Other things weren't so easy. Sports. Jump rope at recess. Failure.

In a twist of irony that's not unique with me, the more I excelled, the less I wanted to risk making a mistake. I liked the feeling of succeeding on my first try; I could get a perfect score on an essay test, even if I knew nothing about my subject, because I could make BS sound pretty. But I despised the feeling of trying and failing; math class, anyone? It was uncomfortable and humiliating and it made my face burn red.

So I started to live by an unspoken rule: I avoided hard things and stuck to activities where success was guaranteed. No risk? No failure.

As I got older, my strategy started to wear thin. I married Corey, a jock and extreme risk taker. I accompanied him on his adventures - keeping book at the softball games, waiting on the ground while he parachuted from planes - but I never participated, even when he begged me to join him. (In one infamous episode, his coed softball team needed a female player to avoid a forfeit, and I stubbornly, desperately, refused to bat even once, wildly choosing social exile over looking like an idiot at home plate.)

It wasn't just sports. I didn't ask for help at the TV station when I was behind deadline, because I didn't want to admit I was going under. I didn't learn to surf, even though I worked one block from the ocean, because I didn't want to struggle in public. I didn't introduce myself to new people who might have been friends because I didn't want to risk rejection.

I missed out on a lot of life. A lot.

Finally, sometime in my 30s, I decided: this is no way to live. I refuse to be hemmed in by fear of failure. I'm tired of giving up before I even start.

So I started to do hard things. I got certified to teach a fitness class. (Me! Doing sports!) I intentionally sought relationships with people different than me. (Me! Inviting uncomfortableness!) I had four kids. (Me! Losing my mind!)

I began to value effort more than ease. And I grew.

I don't fear failure anymore. I fear living inside of a box of my own making.

But that morning in the ice rink, I remembered its smell (and the smell of unwashed hockey equipment). It's one thing to no longer fear failure for myself. It's another thing entirely to watch my kids struggle. I fight hard against my instinct to rescue, to comfort, to gently steer my children toward those things that will come easy. I don't want to watch them fail.

But if I got my wish, how would they grow?

So that morning in the hockey rink, I sat on my hands as I watched Connor finish each drill a full 30 seconds after every other player. I watched him fight to stay upright when kids younger than him were skating laps around him, backwards. I gave the thumbs up when he fell down and I sighed with relief when the coaches divided the kids into skill levels. I cheered when he gained confidence in his hockey stop. I gave the thumbs up when he shot me those tentative, "I think I'm getting it" looks. And I smiled big when he walked off the ice after 90 minutes of solid skating and said, "That was so much fun. I can't wait to come back."

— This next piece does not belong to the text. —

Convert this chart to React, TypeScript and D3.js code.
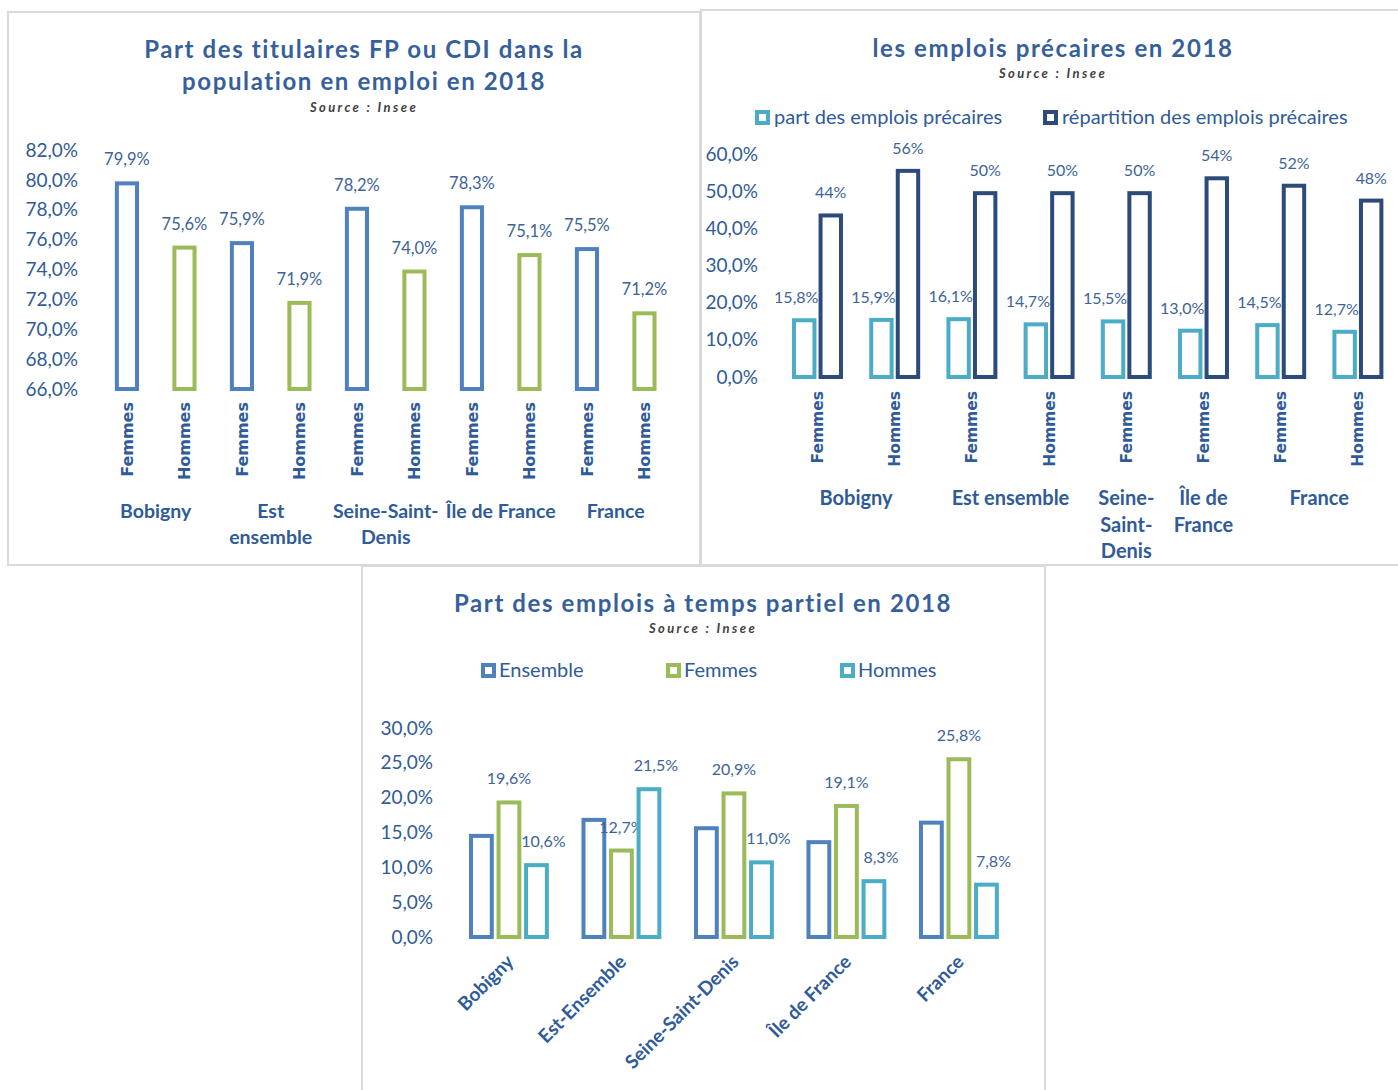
import React from 'react';
import * as d3 from 'd3';

// --- chart 1 : titulaires FP ou CDI
const places1 = ['Bobigny', 'Est ensemble', 'Seine-Saint-Denis', 'Île de France', 'France'];
const placeLines1 = [['Bobigny'], ['Est', 'ensemble'], ['Seine-Saint-', 'Denis'], ['Île de France'], ['France']];
const sexes = ['Femmes', 'Hommes'];
const titFemmes = [79.9, 75.9, 78.2, 78.3, 75.5];
const titHommes = [75.6, 71.9, 74.0, 75.1, 71.2];
const ticks1 = [66, 68, 70, 72, 74, 76, 78, 80, 82];

// --- chart 2 : emplois précaires
const catLabels2 = ['Femmes', 'Hommes', 'Femmes', 'Hommes', 'Femmes', 'Femmes', 'Femmes', 'Hommes'];
const partPrecaires = [15.8, 15.9, 16.1, 14.7, 15.5, 13.0, 14.5, 12.7];
const repartPrecaires = [44, 56, 50, 50, 50, 54, 52, 48];
const groups2 = [
  { lines: ['Bobigny'], from: 0, to: 1 },
  { lines: ['Est ensemble'], from: 2, to: 3 },
  { lines: ['Seine-', 'Saint-', 'Denis'], from: 4, to: 4 },
  { lines: ['Île de', 'France'], from: 5, to: 5 },
  { lines: ['France'], from: 6, to: 7 },
];
const series2 = ['part des emplois précaires', 'répartition des emplois précaires'];
const ticks2 = [0, 10, 20, 30, 40, 50, 60];

// --- chart 3 : temps partiel
const places3 = ['Bobigny', 'Est-Ensemble', 'Seine-Saint-Denis', 'Île de France', 'France'];
const series3 = ['Ensemble', 'Femmes', 'Hommes'];
const tpEnsemble = [14.8, 17.1, 15.9, 13.9, 16.7];
const tpFemmes = [19.6, 12.7, 20.9, 19.1, 25.8];
const tpHommes = [10.6, 21.5, 11.0, 8.3, 7.8];
const ticks3 = [0, 5, 10, 15, 20, 25, 30];

const BLUE = '#4f81bd';
const GREEN = '#9bbb59';
const CYAN = '#4bacc6';
const NAVY = '#2c4b7a';
const TXT = '#2f5b98';
const LBL = '#3d6397';
const TITLE = '#36609a';
const FONT = 'Lato, "Open Sans", sans-serif';

const fr = d3.formatLocale({ decimal: ',', thousands: ' ', grouping: [3], currency: ['', '€'] });
const pct1 = (v: number) => fr.format('.1f')(v) + '%';
const pct0 = (v: number) => fr.format('.0f')(v) + '%';

const SW = 4;

function OutlineBar({ x, w, y0, y1, color }: { x: number; w: number; y0: number; y1: number; color: string }) {
  return (
    <rect x={x + SW / 2} y={y1 + SW / 2} width={w - SW} height={Math.max(0, y0 - y1 - SW / 2)}
      fill="#fff" stroke={color} strokeWidth={SW} />
  );
}

function LegendMark({ x, y, color }: { x: number; y: number; color: string }) {
  return <rect x={x + 2} y={y + 2} width={11} height={11} fill="#fff" stroke={color} strokeWidth={4} />;
}

function Title({ x, y, lines }: { x: number; y: number; lines: string[] }) {
  return (
    <text textAnchor="middle" fill={TITLE} fontSize={24} fontWeight="bold" letterSpacing={1.6} fontFamily={FONT}>
      {lines.map((l, i) => <tspan key={i} x={x} y={y + i * 32}>{l}</tspan>)}
    </text>
  );
}

function Source({ x, y }: { x: number; y: number }) {
  return (
    <text x={x} y={y} textAnchor="middle" fill="#404040" fontSize={13} fontWeight="bold" fontStyle="italic" letterSpacing={2.4} fontFamily={FONT}>Source : Insee</text>
  );
}

function Chart1() {
  const y = d3.scaleLinear().domain([66, 82]).range([389, 150]);
  const cats = places1.flatMap((p, i) => sexes.map((s) => ({ p, s, i, v: s === 'Femmes' ? titFemmes[i] : titHommes[i] })));
  const x = d3.scaleBand<number>().domain(d3.range(cats.length)).range([98.2, 673.2]).paddingInner(0.58).paddingOuter(0.29);
  const bw = x.bandwidth();
  return (
    <g>
      <Title x={364} y={58} lines={['Part des titulaires FP ou CDI dans la', 'population en emploi en 2018']} />
      <Source x={364} y={112} />
      {ticks1.map((t) => (
        <text key={t} x={78} y={y(t)} dy="0.35em" textAnchor="end" fill={TXT} fontSize={19} fontFamily={FONT}>{pct1(t)}</text>
      ))}
      {cats.map((c, k) => {
        const cx = (x(k) as number) + bw / 2;
        const color = c.s === 'Femmes' ? BLUE : GREEN;
        return (
          <g key={k}>
            <OutlineBar x={x(k) as number} w={bw} y0={y(66)} y1={y(c.v)} color={color} />
            <text x={cx} y={y(c.v) - 16} textAnchor="middle" fill={LBL} fontSize={16.5} fontFamily={FONT}>{pct1(c.v)}</text>
            <text transform={`translate(${cx},402) rotate(-90)`} dy="0.36em" textAnchor="end" fill={TXT} fontSize={16} fontWeight="bold" fontFamily="DejaVu Sans, sans-serif">{c.s}</text>
          </g>
        );
      })}
      {placeLines1.map((lines, i) => {
        const cx = ((x(2 * i) as number) + (x(2 * i + 1) as number) + bw) / 2;
        return (
          <text key={i} textAnchor="middle" fill={TXT} fontSize={19.5} fontWeight="bold" fontFamily={FONT}>
            {lines.map((l, j) => <tspan key={j} x={cx} y={518 + j * 26}>{l}</tspan>)}
          </text>
        );
      })}
    </g>
  );
}

function Chart2() {
  const y = d3.scaleLinear().domain([0, 60]).range([377, 154]);
  const x = d3.scaleBand<number>().domain(d3.range(catLabels2.length)).range([778.9, 1396.5]).paddingInner(0.34).paddingOuter(0.17);
  const xi = d3.scaleBand<number>().domain([0, 1]).range([0, x.bandwidth()]).paddingInner(0.08);
  const bw = xi.bandwidth();
  const legendX = [755, 1043];
  return (
    <g>
      <Title x={1053} y={57} lines={['les emplois précaires en 2018']} />
      <Source x={1053} y={78} />
      {series2.map((s, i) => (
        <g key={s}>
          <LegendMark x={legendX[i]} y={110} color={i === 0 ? CYAN : NAVY} />
          <text x={legendX[i] + 19} y={124} fill={TXT} fontSize={20} fontFamily={FONT}>{s}</text>
        </g>
      ))}
      {ticks2.map((t) => (
        <text key={t} x={758} y={y(t)} dy="0.35em" textAnchor="end" fill={TXT} fontSize={19} fontFamily={FONT}>{pct1(t)}</text>
      ))}
      {catLabels2.map((lab, k) => {
        const x0 = x(k) as number;
        const vals = [partPrecaires[k], repartPrecaires[k]];
        const cx = x0 + x.bandwidth() / 2;
        return (
          <g key={k}>
            {vals.map((v, j) => {
              const bx = x0 + (xi(j) as number);
              return (
                <g key={j}>
                  <OutlineBar x={bx} w={bw} y0={y(0)} y1={y(v)} color={j === 0 ? CYAN : NAVY} />
                  <text x={bx + bw / 2 - (j === 0 ? 8 : 0)} y={y(v) - 15} textAnchor="middle" fill={LBL} fontSize={16} fontFamily={FONT}>
                    {j === 0 ? pct1(v) : pct0(v)}
                  </text>
                </g>
              );
            })}
            <text transform={`translate(${cx},391) rotate(-90)`} dy="0.36em" textAnchor="end" fill={TXT} fontSize={15.5} fontWeight="bold" fontFamily="DejaVu Sans, sans-serif">{lab}</text>
          </g>
        );
      })}
      {groups2.map((g, i) => {
        const cx = ((x(g.from) as number) + (x(g.to) as number) + x.bandwidth()) / 2;
        return (
          <text key={i} textAnchor="middle" fill={TXT} fontSize={20} fontWeight="bold" fontFamily={FONT}>
            {g.lines.map((l, j) => <tspan key={j} x={cx} y={505 + j * 26.5}>{l}</tspan>)}
          </text>
        );
      })}
    </g>
  );
}

function Chart3() {
  const y = d3.scaleLinear().domain([0, 30]).range([937, 728]);
  const x = d3.scaleBand<number>().domain(d3.range(places3.length)).range([435.25, 1032.6]).paddingInner(0.29).paddingOuter(0.3);
  const xi = d3.scaleBand<number>().domain([0, 1, 2]).range([0, x.bandwidth()]).paddingInner(0.1);
  const bw = xi.bandwidth();
  const colors = [BLUE, GREEN, CYAN];
  const legendX = [481, 666, 840];
  return (
    <g>
      <Title x={703} y={612} lines={['Part des emplois à temps partiel en 2018']} />
      <Source x={703} y={633} />
      {series3.map((s, i) => (
        <g key={s}>
          <LegendMark x={legendX[i]} y={663} color={colors[i]} />
          <text x={legendX[i] + 18} y={677} fill={TXT} fontSize={20} fontFamily={FONT}>{s}</text>
        </g>
      ))}
      {ticks3.map((t) => (
        <text key={t} x={433} y={y(t)} dy="0.35em" textAnchor="end" fill={TXT} fontSize={19} fontFamily={FONT}>{pct1(t)}</text>
      ))}
      {places3.map((p, k) => {
        const x0 = x(k) as number;
        const vals = [tpEnsemble[k], tpFemmes[k], tpHommes[k]];
        const cx = x0 + x.bandwidth() / 2;
        return (
          <g key={k}>
            {vals.map((v, j) => {
              const bx = x0 + (xi(j) as number);
              return (
                <g key={j}>
                  <OutlineBar x={bx} w={bw} y0={y(0)} y1={y(v)} color={colors[j]} />
                  {j > 0 && (
                    <text x={bx + bw / 2 + (j === 2 ? 7 : 0)} y={y(v) - 16} textAnchor="middle" fill={LBL} fontSize={16} fontFamily={FONT}>{pct1(v)}</text>
                  )}
                </g>
              );
            })}
            <text transform={`translate(${cx + 6},963) rotate(-45)`} textAnchor="end" fill={TXT} fontSize={19} fontWeight="bold" fontFamily={FONT}>{p}</text>
          </g>
        );
      })}
    </g>
  );
}

export default function App() {
  return (
    <svg width={1398} height={1090} style={{ position: 'absolute', left: 0, top: 0, background: '#fff' }}>
      <rect x={0} y={0} width={1398} height={1090} fill="#fff" />
      <rect x={8} y={12} width={692} height={553} fill="#fff" stroke="#d9d9d9" strokeWidth={2} />
      <rect x={701} y={10} width={700} height={555} fill="#fff" stroke="#d9d9d9" strokeWidth={2} />
      <rect x={362} y={566} width={683} height={530} fill="#fff" stroke="#d9d9d9" strokeWidth={2} />
      <Chart1 />
      <Chart2 />
      <Chart3 />
    </svg>
  );
}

My heart swelled with gratitude and my eyes swelled with tears.

"You are doing a hard thing, Connor," I said as I tugged off his skates. "Don't give up."

We're getting there. We're getting there.


  1. This is beautiful. And now I have years in my eyes. I am so proud to be your sister!

    1. Dang it- TEARS in my eyes! (Not years!)

    2. That's OK, Em. I'm at the age where I have years in my eyes too. (XO)

  2. You have pretty much described too much of my adult life. I wouldn't attempt anything physical because I knew I couldn't do it well. MY LOSS. I did start to dare a bit in other areas (returning to school in my 40s, starting my first paid pastoral position at 52), but I'm still resistant to things that involve my too-old, too-heavy body. You're inspiring me. And so is Connor!!

  3. Love it. Straight from the heart and I can completely relate!

  4. Oh I know this first hand so so much! I look at my bucket list and realize how some of these things I want to accomplish could have been done years ago, if not for fear of failure. You are a good mama encouraging your boy to be confident and strong in the risk. I often have to bite my lip, in order to be that mama to my girls. Tears here friend, tears.